The caption reads, “Rosetta Stone, as it would have looked before it was broken (drawn by C. Thorne and R. Parkinson and reproduced with their permission)”.

Sorry, doesn’t help you much - just thought it a coincidence that I had just finished reading that chapter before logging on and seeing your question! :slight_smile:


This BBC news story from 1999 includes a photo of a fullsize physical reconstruction. Though nothing is legible in the photo. (I can’t recall whether this was included in the BM’s “Cracking Codes” exhibition that that story is about, but I suspect it may have been and I’ve just forgotten.)

The photo raises a point that I thought of mentioning in the previous post, but decided was incidental to what the OP’s question was. Would there have been any decoration? The stone in its current state just has fields of text in the different languages, but there’s evidently quite a lot missing from the top. By analogy with other similar, better preserved, inscriptions in Egypt, it’s usually presumed that there would have been some sort of decoration at the top. None of this survives at all on the Rosetta Stone, so this aspect is entirely conjectural in the reconstruction.

The illustration in the book I mentioned above appears to be another representation of the picture in your link (and I assume the “R.Parkinson” who supplied this illustration is the same Dr Richard Parkinson of the British Museum’s Department of Antiquities quoted in your article).

“The Last Man Who Knew Everything…” states that the Rosetta Stone was most likely broken before it came to Rosetta, so the inscriptions are incomplete. However, the author also states, “Fortunately, there exist other similar complete inscriptions (found after the decipherment), including a near-copy inscribed fourteen years later and now in the Cairo Museum, so we can visualize the Rosetta Stone as it would originally have looked”.

I’m not exactly sure what this passage is trying to say - was the complete copy “inscribed fourteen years later” from the same period as the original Rosetta Stone, or a recreation made fourteen years after the original Rosetta Stone was translated in the 1800’s?
If an original completed copy was found from the same time period, why isn’t that piece more well known? I was in the Cairo Museum many moons ago, and I don’t recall any exhibition displaying such an important artifact.

According to (the generally not terribly good) The Rosetta Stone (Profile, 2001) by Sole and Valbelle, there are three other ancient versions that have survived of the original decree.

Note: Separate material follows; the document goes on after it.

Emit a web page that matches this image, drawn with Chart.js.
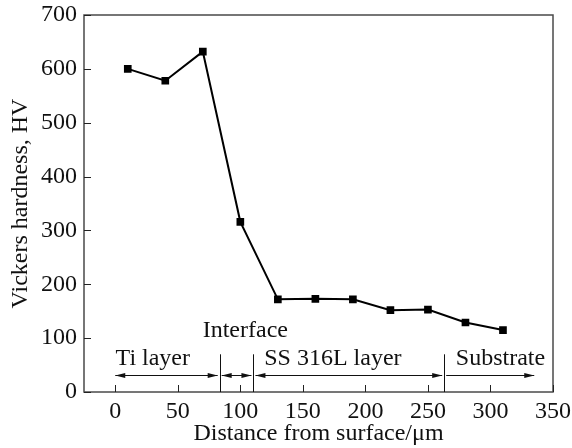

[ul]A partial version of the Greek inscription that emerged in 1923, now in Alexandria.[/ul]
[ul]A sandstone stela in three fragments found in 1907, now in the Louvre. Has some of the missing parts of the British Museum version, but still highly incomplete.[/ul]
[ul]A rough copy bought by the Bulak Museum in Cairo in 1884. Multiple errors - the carver apparently didn’t understand what he was copying so there are mistakes in the hieroglyphics - but overall complete, including the top.[/ul]

I’d guess that the latter is what Robinson is referring to.

The fundamental reason none of these are famous is by the time any of them was discovered then the decipherment was complete.

Hmm - never knew that! Thanks for the information.